Prudence in North Melbourne is nice - there’s a great smoking section out the back and they have menus of surrounding restaurants that you can order from and have food delivered to your table when you can’t stand and find it yourself. Bartenders don’t even get pissed off when some drunk ratchet in an Eminem hoodie orders two whiskey sours when there is a packed bar filled with customers waiting for their jugs of Carlton Draught.
The Tote in Collingwood is an experience you will want if you still reminisce about the old days of the Hydey. On Grand Final day they had a warmer full of free meat pies that I am still feeling queasy about. Apparently there are great bands there but I wouldn’t know anything about that because I’m urban now babes.

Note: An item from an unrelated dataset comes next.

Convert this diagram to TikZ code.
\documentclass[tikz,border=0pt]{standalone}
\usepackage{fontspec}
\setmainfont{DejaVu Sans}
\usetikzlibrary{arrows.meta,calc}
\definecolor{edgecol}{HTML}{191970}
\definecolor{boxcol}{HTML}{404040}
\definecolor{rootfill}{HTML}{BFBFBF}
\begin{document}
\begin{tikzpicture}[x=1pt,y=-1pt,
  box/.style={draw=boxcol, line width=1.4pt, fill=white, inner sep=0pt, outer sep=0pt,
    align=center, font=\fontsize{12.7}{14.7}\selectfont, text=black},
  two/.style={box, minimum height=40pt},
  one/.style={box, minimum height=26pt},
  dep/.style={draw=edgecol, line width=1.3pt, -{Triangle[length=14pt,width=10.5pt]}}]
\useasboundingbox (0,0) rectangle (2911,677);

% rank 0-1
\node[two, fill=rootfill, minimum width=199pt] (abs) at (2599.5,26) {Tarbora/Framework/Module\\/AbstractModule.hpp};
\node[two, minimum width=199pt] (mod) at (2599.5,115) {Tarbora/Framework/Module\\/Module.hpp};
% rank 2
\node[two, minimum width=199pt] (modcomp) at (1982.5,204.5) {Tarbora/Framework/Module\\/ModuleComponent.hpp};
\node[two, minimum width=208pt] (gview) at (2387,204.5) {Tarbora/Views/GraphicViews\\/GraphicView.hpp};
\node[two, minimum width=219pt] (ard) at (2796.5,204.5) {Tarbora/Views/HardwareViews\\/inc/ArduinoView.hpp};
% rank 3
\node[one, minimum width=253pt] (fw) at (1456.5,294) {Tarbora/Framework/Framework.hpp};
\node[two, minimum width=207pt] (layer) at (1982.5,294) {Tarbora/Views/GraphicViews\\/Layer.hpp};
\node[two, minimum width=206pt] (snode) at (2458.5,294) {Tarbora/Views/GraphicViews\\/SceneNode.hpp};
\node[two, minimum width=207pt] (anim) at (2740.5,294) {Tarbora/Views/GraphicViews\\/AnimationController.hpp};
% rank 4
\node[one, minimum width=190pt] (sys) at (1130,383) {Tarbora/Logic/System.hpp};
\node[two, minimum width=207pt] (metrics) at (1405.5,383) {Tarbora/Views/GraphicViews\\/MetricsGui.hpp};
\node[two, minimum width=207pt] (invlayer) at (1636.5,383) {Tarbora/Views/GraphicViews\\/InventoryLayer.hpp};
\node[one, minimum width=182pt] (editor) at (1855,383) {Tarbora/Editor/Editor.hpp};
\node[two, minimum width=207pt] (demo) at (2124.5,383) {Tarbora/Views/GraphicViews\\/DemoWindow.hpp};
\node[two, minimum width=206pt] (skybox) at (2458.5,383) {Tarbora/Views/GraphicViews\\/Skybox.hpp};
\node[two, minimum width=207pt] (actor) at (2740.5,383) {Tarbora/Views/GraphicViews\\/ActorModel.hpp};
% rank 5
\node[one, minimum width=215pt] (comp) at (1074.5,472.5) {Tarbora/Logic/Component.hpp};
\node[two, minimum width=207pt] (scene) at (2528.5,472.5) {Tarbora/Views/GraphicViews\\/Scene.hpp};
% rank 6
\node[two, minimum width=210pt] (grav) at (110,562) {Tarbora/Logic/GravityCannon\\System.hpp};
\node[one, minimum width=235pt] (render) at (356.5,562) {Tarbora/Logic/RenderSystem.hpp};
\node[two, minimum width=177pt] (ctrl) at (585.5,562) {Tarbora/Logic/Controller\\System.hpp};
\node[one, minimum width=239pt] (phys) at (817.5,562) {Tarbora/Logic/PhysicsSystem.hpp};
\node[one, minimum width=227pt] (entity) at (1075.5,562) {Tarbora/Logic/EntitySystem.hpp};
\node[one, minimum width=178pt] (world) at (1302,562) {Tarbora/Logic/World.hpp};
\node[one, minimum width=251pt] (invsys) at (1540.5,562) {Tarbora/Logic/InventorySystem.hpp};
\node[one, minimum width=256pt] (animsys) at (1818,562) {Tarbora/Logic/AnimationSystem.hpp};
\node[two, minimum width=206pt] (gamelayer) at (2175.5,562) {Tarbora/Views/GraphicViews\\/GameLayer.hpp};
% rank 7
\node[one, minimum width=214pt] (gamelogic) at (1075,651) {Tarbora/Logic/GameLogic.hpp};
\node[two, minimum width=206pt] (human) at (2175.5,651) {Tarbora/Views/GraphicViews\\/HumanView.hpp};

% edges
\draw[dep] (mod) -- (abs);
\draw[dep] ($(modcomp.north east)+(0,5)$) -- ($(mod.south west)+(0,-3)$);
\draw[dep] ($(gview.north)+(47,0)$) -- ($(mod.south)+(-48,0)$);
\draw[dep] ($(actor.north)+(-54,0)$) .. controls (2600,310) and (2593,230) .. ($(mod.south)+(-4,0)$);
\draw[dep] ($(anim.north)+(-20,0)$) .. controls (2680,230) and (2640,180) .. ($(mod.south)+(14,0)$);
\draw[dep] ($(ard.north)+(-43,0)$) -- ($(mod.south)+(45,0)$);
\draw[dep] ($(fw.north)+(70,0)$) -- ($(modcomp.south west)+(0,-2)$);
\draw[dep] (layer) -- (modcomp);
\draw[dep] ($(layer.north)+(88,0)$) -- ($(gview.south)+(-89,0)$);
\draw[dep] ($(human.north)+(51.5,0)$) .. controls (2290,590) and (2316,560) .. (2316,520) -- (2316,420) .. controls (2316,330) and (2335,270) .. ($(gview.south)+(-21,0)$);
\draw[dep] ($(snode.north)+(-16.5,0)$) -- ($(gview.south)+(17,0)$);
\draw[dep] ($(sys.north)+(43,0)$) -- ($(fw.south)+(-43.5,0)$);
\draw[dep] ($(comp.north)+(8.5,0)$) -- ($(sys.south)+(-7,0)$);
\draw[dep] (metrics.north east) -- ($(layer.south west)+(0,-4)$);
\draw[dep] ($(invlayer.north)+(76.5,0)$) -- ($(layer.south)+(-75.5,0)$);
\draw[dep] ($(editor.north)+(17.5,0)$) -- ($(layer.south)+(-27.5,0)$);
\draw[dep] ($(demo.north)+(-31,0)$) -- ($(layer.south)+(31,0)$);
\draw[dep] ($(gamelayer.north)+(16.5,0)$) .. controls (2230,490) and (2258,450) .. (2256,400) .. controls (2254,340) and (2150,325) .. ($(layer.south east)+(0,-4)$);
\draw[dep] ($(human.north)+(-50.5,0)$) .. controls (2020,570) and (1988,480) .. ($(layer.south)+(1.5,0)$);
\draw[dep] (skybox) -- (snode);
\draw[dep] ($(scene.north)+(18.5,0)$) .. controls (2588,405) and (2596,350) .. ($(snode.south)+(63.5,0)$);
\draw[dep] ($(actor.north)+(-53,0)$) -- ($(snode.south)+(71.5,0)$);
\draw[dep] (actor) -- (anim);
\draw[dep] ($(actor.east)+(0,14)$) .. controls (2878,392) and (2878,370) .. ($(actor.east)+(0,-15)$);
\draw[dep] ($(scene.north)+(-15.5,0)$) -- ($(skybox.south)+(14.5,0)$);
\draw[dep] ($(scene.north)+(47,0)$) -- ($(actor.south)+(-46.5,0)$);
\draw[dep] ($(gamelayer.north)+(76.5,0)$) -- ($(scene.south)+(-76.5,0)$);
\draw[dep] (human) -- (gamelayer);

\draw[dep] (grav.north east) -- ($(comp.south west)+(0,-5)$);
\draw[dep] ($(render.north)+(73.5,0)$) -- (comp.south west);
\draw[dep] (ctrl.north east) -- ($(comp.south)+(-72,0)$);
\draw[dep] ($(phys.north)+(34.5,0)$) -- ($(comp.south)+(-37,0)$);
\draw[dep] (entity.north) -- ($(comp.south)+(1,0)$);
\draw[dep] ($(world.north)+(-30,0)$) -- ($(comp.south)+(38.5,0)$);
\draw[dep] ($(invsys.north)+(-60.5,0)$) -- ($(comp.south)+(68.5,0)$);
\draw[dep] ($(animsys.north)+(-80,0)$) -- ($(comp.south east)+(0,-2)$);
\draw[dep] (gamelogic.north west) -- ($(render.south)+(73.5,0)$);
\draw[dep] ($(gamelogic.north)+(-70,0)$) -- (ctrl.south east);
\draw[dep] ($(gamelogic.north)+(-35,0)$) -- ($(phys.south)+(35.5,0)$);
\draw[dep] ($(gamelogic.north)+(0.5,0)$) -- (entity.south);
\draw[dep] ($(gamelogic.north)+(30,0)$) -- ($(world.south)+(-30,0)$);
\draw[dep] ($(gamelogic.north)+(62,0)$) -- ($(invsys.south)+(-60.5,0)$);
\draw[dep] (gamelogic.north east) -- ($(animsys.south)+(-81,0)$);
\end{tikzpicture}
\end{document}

The Liberty Social has a lot of cool shows and according to Saturday they don’t have an intox policy at all. Don’t do what I did and fall into the decks and cut the music and then try and rap Bandsa Make Her Dance but forget the words - but even if you do that, they aren’t going to kick you out so go forth and prosper my friends.

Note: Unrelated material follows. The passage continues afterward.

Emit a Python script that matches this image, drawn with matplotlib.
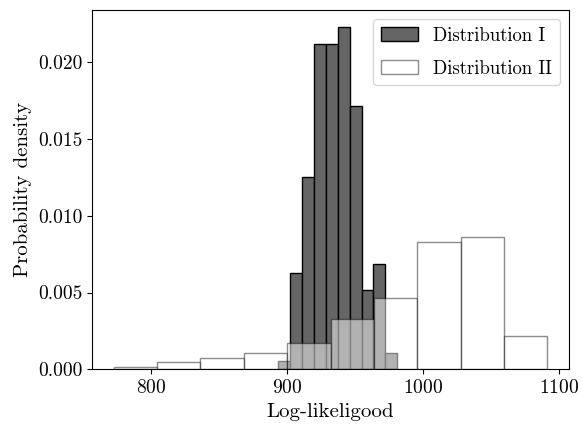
import numpy as np
import matplotlib
matplotlib.use("Agg")
import matplotlib.pyplot as plt

plt.rcParams["font.family"] = "serif"
plt.rcParams["font.serif"] = ["cmr10"]
plt.rcParams["mathtext.fontset"] = "cm"
plt.rcParams["axes.formatter.use_mathtext"] = True
plt.rcParams["font.size"] = 14

# histogram bins and densities for the two runs
edges_1 = np.linspace(893.7, 981.3, 11)
dens_1 = [0.00054, 0.00627, 0.01255, 0.02117, 0.02117,
          0.02229, 0.01716, 0.00515, 0.00684, 0.00108]

edges_2 = np.linspace(772.7, 1091.7, 11)
dens_2 = [0.00015, 0.00045, 0.00075, 0.00106, 0.00173,
          0.00327, 0.00465, 0.00829, 0.00861, 0.00216]

fig = plt.figure(figsize=(5.83, 4.26), dpi=100)
ax = fig.add_axes([0.158, 0.133, 0.818, 0.844])

ax.hist(edges_1[:-1], bins=edges_1, weights=dens_1,
        facecolor="#656565", edgecolor="black", linewidth=1.0,
        label="Distribution I")
ax.hist(edges_2[:-1], bins=edges_2, weights=dens_2,
        facecolor=(1, 1, 1, 0.5), edgecolor=(0, 0, 0, 0.45), linewidth=1.0,
        label="Distribution II")

ax.set_xticks([800, 900, 1000, 1100])
ax.set_yticks([0.0, 0.005, 0.010, 0.015, 0.020])
ax.set_yticklabels(["0.000", "0.005", "0.010", "0.015", "0.020"])
ax.set_xlabel("Log-likeligood", fontsize=15)
ax.set_ylabel("Probability density", fontsize=15)
ax.legend(loc="upper right", fontsize=13.5, labelspacing=0.8)

fig.savefig("out.png", dpi=100)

I’m actually drinking less in Melbourne than I was in Perth - which goes to show that Karl O’Fuckstains rhetoric of “If we give people more options and places to drink alcohol, the world will end and everyone will end up an alcoholic” simply isn’t true. I do need to remember that I am in a city where people aren’t illogically scared of what I may do to them though, and I fully expect to be punched in the face at some point because I’m a drunk girl with a god complex and a smart mouth.
THE PERTH VORTEX
Chances are, you already know a bunch of people who live in Melbourne. Don’t be that guy. Don’t be the guy that calls up someone you don’t like/don’t care about, who happens to be from Perth just for someone to drink with/hang out with. Go out and make new friends: friends who come from Melbourne. I’ve made three in a week, which is more than some people from Perth I know have made in several years. People are friendly here. If you despise someone, you aren’t going to run into them at The Bird three times a week. You will probably never see them again.
So there’s part one of my advice to you guys. Few more points: Rent is per calendar month, which is confusing at first but it’s about the same price as Perth, Victoria Markets has a great urban shop filled with knockoff Chicago Bulls merch and also everything in those markets, including the $2 kale, can be had for cheaper. Practice your bartering skills, they are the most important thing a girl can own.